Intisari-Online.com – Tidak seperti biasanya, kali ini saya pulang kantor harus naik beberapa kali angkutan. Saya mendapatkan sedikit kenyamanan dengan duduk di bangku depan. Ketika kondektur meminta ongkos, saya mengeluarkan selembar uang lima ribuan. Berharap uang kembalian seribu rupiah, tapi kondektur tidak memberikannya.
Ketika itu saya berharap sang kondektur mengatakan, “Nanti ya Mbak kembaliannya.” Tapi ia tidak mengatakan apa pun, bahkan terkesan cuek. Kondektur kembali mencari penumpang dengan menyebutkan jurusan trayek angkutan kota ini.
Meskipun hanya seribu rupiah, rasanya saya gelisah sekali, tetap berharap kondektur itu mengembalikan sisa uangnya. Ketika saya tanyakan, kondektur itu diam saja, tak menjawab sepatah kata pun. Hingga akhirnya kondektur berkeliling menagih ongkos penumpang lain, ia mencolek saya dan mengatakan, “Mbak, bentar ya kembaliannya, gak ada recehan.” Saya mengangguk.
Entah kenapa, tiba-tiba saya menjadi tenang, tidak lagi gelisah. Setelah itu saya menyandarkan punggung dan kepala, lalu mulai tertidur. Kemudian lupa kalau saya masih punya seribu rupiah di tangan kondektur itu. Bahkan, tidak peduli lagi. Terbangun ketika kondektur itu mencolek saya dan mengembalikan uang seribu rupiah.

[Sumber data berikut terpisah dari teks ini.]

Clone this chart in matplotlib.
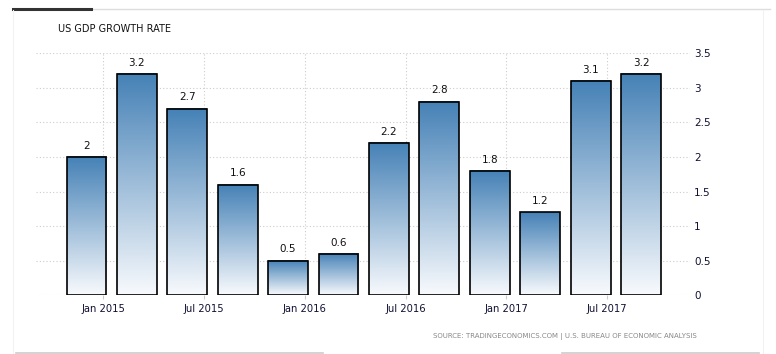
import numpy as np
import matplotlib
matplotlib.use("Agg")
import matplotlib.pyplot as plt
from matplotlib.colors import LinearSegmentedColormap
from matplotlib.patches import Rectangle
from matplotlib.lines import Line2D

# Data
values = [2.0, 3.2, 2.7, 1.6, 0.5, 0.6, 2.2, 2.8, 1.8, 1.2, 3.1, 3.2]
tick_labels = ["Jan 2015", "Jul 2015", "Jan 2016", "Jul 2016", "Jan 2017", "Jul 2017"]
tick_bar_index = [0, 2, 4, 6, 8, 10]
y_ticks = [0, 0.5, 1, 1.5, 2, 2.5, 3, 3.5]
y_tick_labels = ["0", "0.5", "1", "1.5", "2", "2.5", "3", "3.5"]
title = "US GDP GROWTH RATE"
source = "SOURCE: TRADINGECONOMICS.COM | U.S. BUREAU OF ECONOMIC ANALYSIS"

W, H = 776, 354
fig = plt.figure(figsize=(W / 100, H / 100), dpi=100)
ax = fig.add_axes([36 / W, 1 - 295.3 / H, (690 - 36) / W, (295.3 - 53.3) / H])

cmap = LinearSegmentedColormap.from_list("g", ["#f8fafd", "#4581b6"])
grad = np.linspace(0, 1, 256).reshape(-1, 1)
bw = 0.79
x = np.arange(len(values))
for xi, v in zip(x, values):
    ax.imshow(grad, extent=[xi - bw / 2, xi + bw / 2, 0, v], origin="lower",
              cmap=cmap, aspect="auto", zorder=2, interpolation="bilinear")
    ax.add_patch(Rectangle((xi - bw / 2, 0), bw, v, fill=False,
                           edgecolor="black", linewidth=1.2, zorder=3))
    ax.annotate(f"{v:g}", (xi, v), xytext=(0, 4.5), textcoords="offset points",
                ha="center", va="bottom", fontsize=7.5, color="#111111")

ax.set_xlim(-1.0, 11.97)
ax.set_ylim(0, 3.5)

tick_pos = [i + 0.33 for i in tick_bar_index]
ax.set_xticks(tick_pos)
ax.set_xticklabels(tick_labels, fontsize=7.2, color="#111133")
ax.tick_params(axis="x", length=3, color="#cccccc", pad=3)

ax.yaxis.tick_right()
ax.set_yticks(y_ticks)
ax.set_yticklabels(y_tick_labels, fontsize=7.5, color="#111133")
ax.tick_params(axis="y", length=0, pad=3)

ax.grid(True, color="#cccccc", linestyle=(0, (1, 2)), linewidth=0.8, zorder=0)
ax.set_axisbelow(True)
for s in ax.spines.values():
    s.set_visible(False)

# Title and source
fig.text(58 / W, 1 - 29 / H, title, fontsize=7, color="#111111", va="center", ha="left")
fig.text(565 / W, 1 - 337 / H, source, fontsize=5, color="#888888", va="center", ha="center")

# Frame decorations
def hline(x0, x1, y, color, lw):
    fig.add_artist(Line2D([x0 / W, x1 / W], [1 - y / H, 1 - y / H], color=color, linewidth=lw,
                          transform=fig.transFigure))

def vline(x0, y0, y1, color, lw):
    fig.add_artist(Line2D([x0 / W, x0 / W], [1 - y0 / H, 1 - y1 / H], color=color, linewidth=lw,
                          transform=fig.transFigure))

hline(13, 770, 9, "#dddddd", 1.0)
hline(13, 91, 9, "#333333", 2.2)
vline(13, 10, 354, "#f2f2f2", 0.8)
vline(763, 10, 354, "#f2f2f2", 0.8)
hline(16, 323, 352.7, "#cccccc", 1.2)
hline(562, 759, 352.7, "#cccccc", 1.2)

fig.savefig("out.png", dpi=100)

Rupanya saya sedikit menuntut kejujuran kondektur itu. Saya pikir kondektur itu lupa. Bukan karena nilai uang yang hanya seribu rupiah, tapi seandainya sejak awal kondektur itu mengatakan bahwa tidak ada recehan, saya bisa menerima alasannya.
Kita selalu menuntut orang lain untuk jujur. Tapi apakah kita sendiri sudah jujur pada orang lain? Apakah kita juga sudah jujur pada diri sendiri? Saya harus menelisik lebih dalam kembali pada diri saya untuk menjawab pertanyaan itu.